* _The problem_
Copy everything in the data below exactly except the pictures.

* _Given data_
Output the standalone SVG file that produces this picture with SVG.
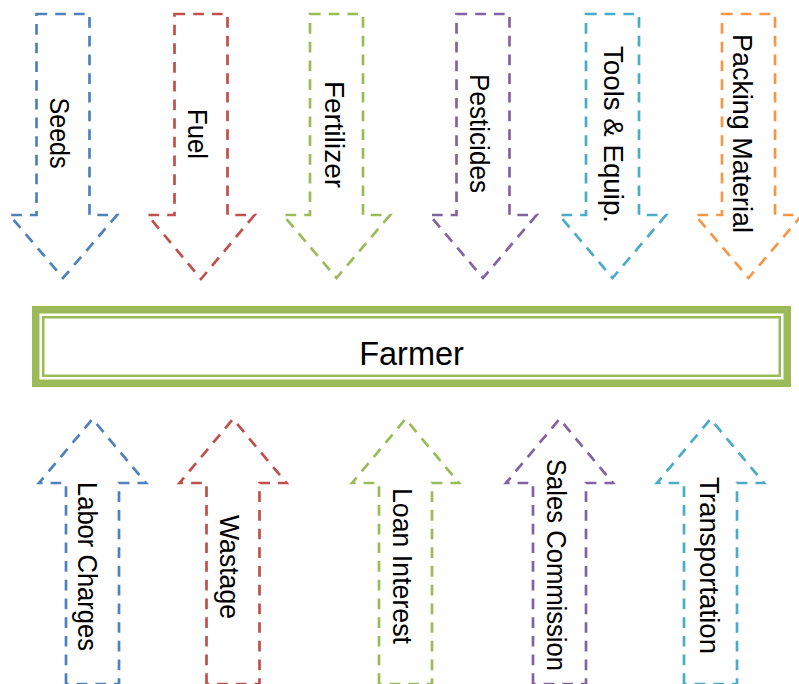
<svg xmlns="http://www.w3.org/2000/svg" width="799" height="684" viewBox="0 0 799 684">
  <style>
    .arrow { fill: #FFFFFF; stroke-width: 2.7; stroke-dasharray: 10.7 8; stroke-linejoin: miter; }
    .blue { stroke: #4F81BD; }
    .red { stroke: #C0504D; }
    .green { stroke: #9BBB59; }
    .purple { stroke: #8064A2; }
    .aqua { stroke: #4BACC6; }
    .orange { stroke: #F79646; }
    .label { font-family: "Liberation Sans", Arial, sans-serif; font-size: 27px; fill: #000000; text-anchor: middle; }
    .title { font-family: "Liberation Sans", Arial, sans-serif; font-size: 32.5px; fill: #000000; text-anchor: middle; }
  </style>
  <rect x="0" y="0" width="799" height="684" fill="#FFFFFF"/>

  <!-- Inputs flowing down into the farmer -->
  <g id="inputs">
    <g id="seeds">
      <path class="arrow blue" d="M36.5,14 H89.5 V215 H117 L63,278 L9.5,215 H36.5 Z"/>
      <text class="label" transform="translate(50,133) rotate(90)" textLength="71" lengthAdjust="spacingAndGlyphs">Seeds</text>
    </g>
    <g id="fuel">
      <path class="arrow red" d="M174.5,14 H227.5 V215 H254.5 L201,279 L147.5,215 H174.5 Z"/>
      <text class="label" transform="translate(188,134) rotate(90)" textLength="50" lengthAdjust="spacingAndGlyphs">Fuel</text>
    </g>
    <g id="fertilizer">
      <path class="arrow green" d="M310,14 H363 V215 H390 L336.5,278 L283,215 H310 Z"/>
      <text class="label" transform="translate(325,134.5) rotate(90)" textLength="107" lengthAdjust="spacingAndGlyphs">Fertilizer</text>
    </g>
    <g id="pesticides">
      <path class="arrow purple" d="M456.5,14 H509.5 V215 H536.5 L483,278 L429.5,215 H456.5 Z"/>
      <text class="label" transform="translate(470,133.5) rotate(90)" textLength="119" lengthAdjust="spacingAndGlyphs">Pesticides</text>
    </g>
    <g id="tools-equip">
      <path class="arrow aqua" d="M586,14 H639 V215 H666 L612.5,278 L559,215 H586 Z"/>
      <text class="label" transform="translate(604,134.5) rotate(90)" textLength="177" lengthAdjust="spacingAndGlyphs">Tools &amp; Equip.</text>
    </g>
    <g id="packing-material">
      <path class="arrow orange" d="M722,14 H775 V215 H802 L748.5,278 L695,215 H722 Z"/>
      <text class="label" transform="translate(733,133.5) rotate(90)" textLength="199" lengthAdjust="spacingAndGlyphs">Packing Material</text>
    </g>
  </g>

  <!-- Central node: thick-thin green frame -->
  <g id="farmer">
    <rect x="35.75" y="309.75" width="751.5" height="73.5" fill="#FFFFFF" stroke="#9BBB59" stroke-width="7.5"/>
    <rect x="43.25" y="317.25" width="736.5" height="58.5" fill="none" stroke="#9BBB59" stroke-width="2.5"/>
    <text class="title" x="411.5" y="365">Farmer</text>
  </g>

  <!-- Costs flowing up out of the farmer -->
  <g id="outputs">
    <g id="labor-charges">
      <path class="arrow blue" d="M66,684 V483 H39 L92.5,419 L146,483 H119 V684 Z"/>
      <text class="label" transform="translate(78,566.5) rotate(90)" textLength="169" lengthAdjust="spacingAndGlyphs">Labor Charges</text>
    </g>
    <g id="wastage">
      <path class="arrow red" d="M206.5,684 V483 H179.5 L233,419 L286.5,483 H259.5 V684 Z"/>
      <text class="label" transform="translate(220,567) rotate(90)" textLength="104" lengthAdjust="spacingAndGlyphs">Wastage</text>
    </g>
    <g id="loan-interest">
      <path class="arrow green" d="M379,684 V483 H352 L405.5,419 L459,483 H432 V684 Z"/>
      <text class="label" transform="translate(393,566) rotate(90)" textLength="156" lengthAdjust="spacingAndGlyphs">Loan Interest</text>
    </g>
    <g id="sales-commission">
      <path class="arrow purple" d="M533,684 V483 H506 L559.5,419 L613,483 H586 V684 Z"/>
      <text class="label" transform="translate(547,565) rotate(90)" textLength="212" lengthAdjust="spacingAndGlyphs">Sales Commission</text>
    </g>
    <g id="transportation">
      <path class="arrow aqua" d="M684,684 V483 H657 L710.5,419 L764,483 H737 V684 Z"/>
      <text class="label" transform="translate(700,565.5) rotate(90)" textLength="177" lengthAdjust="spacingAndGlyphs">Transportation</text>
    </g>
  </g>

  <!-- No separate connector lines: the block arrows carry the flows -->
  <g id="connectors"/>
</svg>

* _Problem solution_
Output the standalone SVG file that produces this picture with SVG.
<svg xmlns="http://www.w3.org/2000/svg" width="799" height="684" viewBox="0 0 799 684">
  <style>
    .arrow { fill: #FFFFFF; stroke-width: 2.7; stroke-dasharray: 10.7 8; stroke-linejoin: miter; }
    .blue { stroke: #4F81BD; }
    .red { stroke: #C0504D; }
    .green { stroke: #9BBB59; }
    .purple { stroke: #8064A2; }
    .aqua { stroke: #4BACC6; }
    .orange { stroke: #F79646; }
    .label { font-family: "Liberation Sans", Arial, sans-serif; font-size: 27px; fill: #000000; text-anchor: middle; }
    .title { font-family: "Liberation Sans", Arial, sans-serif; font-size: 32.5px; fill: #000000; text-anchor: middle; }
  </style>
  <rect x="0" y="0" width="799" height="684" fill="#FFFFFF"/>

  <!-- Inputs flowing down into the farmer -->
  <g id="inputs">
    <g id="seeds">
      <path class="arrow blue" d="M36.5,14 H89.5 V215 H117 L63,278 L9.5,215 H36.5 Z"/>
      <text class="label" transform="translate(50,133) rotate(90)" textLength="71" lengthAdjust="spacingAndGlyphs">Seeds</text>
    </g>
    <g id="fuel">
      <path class="arrow red" d="M174.5,14 H227.5 V215 H254.5 L201,279 L147.5,215 H174.5 Z"/>
      <text class="label" transform="translate(188,134) rotate(90)" textLength="50" lengthAdjust="spacingAndGlyphs">Fuel</text>
    </g>
    <g id="fertilizer">
      <path class="arrow green" d="M310,14 H363 V215 H390 L336.5,278 L283,215 H310 Z"/>
      <text class="label" transform="translate(325,134.5) rotate(90)" textLength="107" lengthAdjust="spacingAndGlyphs">Fertilizer</text>
    </g>
    <g id="pesticides">
      <path class="arrow purple" d="M456.5,14 H509.5 V215 H536.5 L483,278 L429.5,215 H456.5 Z"/>
      <text class="label" transform="translate(470,133.5) rotate(90)" textLength="119" lengthAdjust="spacingAndGlyphs">Pesticides</text>
    </g>
    <g id="tools-equip">
      <path class="arrow aqua" d="M586,14 H639 V215 H666 L612.5,278 L559,215 H586 Z"/>
      <text class="label" transform="translate(604,134.5) rotate(90)" textLength="177" lengthAdjust="spacingAndGlyphs">Tools &amp; Equip.</text>
    </g>
    <g id="packing-material">
      <path class="arrow orange" d="M722,14 H775 V215 H802 L748.5,278 L695,215 H722 Z"/>
      <text class="label" transform="translate(733,133.5) rotate(90)" textLength="199" lengthAdjust="spacingAndGlyphs">Packing Material</text>
    </g>
  </g>

  <!-- Central node: thick-thin green frame -->
  <g id="farmer">
    <rect x="35.75" y="309.75" width="751.5" height="73.5" fill="#FFFFFF" stroke="#9BBB59" stroke-width="7.5"/>
    <rect x="43.25" y="317.25" width="736.5" height="58.5" fill="none" stroke="#9BBB59" stroke-width="2.5"/>
    <text class="title" x="411.5" y="365">Farmer</text>
  </g>

  <!-- Costs flowing up out of the farmer -->
  <g id="outputs">
    <g id="labor-charges">
      <path class="arrow blue" d="M66,684 V483 H39 L92.5,419 L146,483 H119 V684 Z"/>
      <text class="label" transform="translate(78,566.5) rotate(90)" textLength="169" lengthAdjust="spacingAndGlyphs">Labor Charges</text>
    </g>
    <g id="wastage">
      <path class="arrow red" d="M206.5,684 V483 H179.5 L233,419 L286.5,483 H259.5 V684 Z"/>
      <text class="label" transform="translate(220,567) rotate(90)" textLength="104" lengthAdjust="spacingAndGlyphs">Wastage</text>
    </g>
    <g id="loan-interest">
      <path class="arrow green" d="M379,684 V483 H352 L405.5,419 L459,483 H432 V684 Z"/>
      <text class="label" transform="translate(393,566) rotate(90)" textLength="156" lengthAdjust="spacingAndGlyphs">Loan Interest</text>
    </g>
    <g id="sales-commission">
      <path class="arrow purple" d="M533,684 V483 H506 L559.5,419 L613,483 H586 V684 Z"/>
      <text class="label" transform="translate(547,565) rotate(90)" textLength="212" lengthAdjust="spacingAndGlyphs">Sales Commission</text>
    </g>
    <g id="transportation">
      <path class="arrow aqua" d="M684,684 V483 H657 L710.5,419 L764,483 H737 V684 Z"/>
      <text class="label" transform="translate(700,565.5) rotate(90)" textLength="177" lengthAdjust="spacingAndGlyphs">Transportation</text>
    </g>
  </g>

  <!-- No separate connector lines: the block arrows carry the flows -->
  <g id="connectors"/>
</svg>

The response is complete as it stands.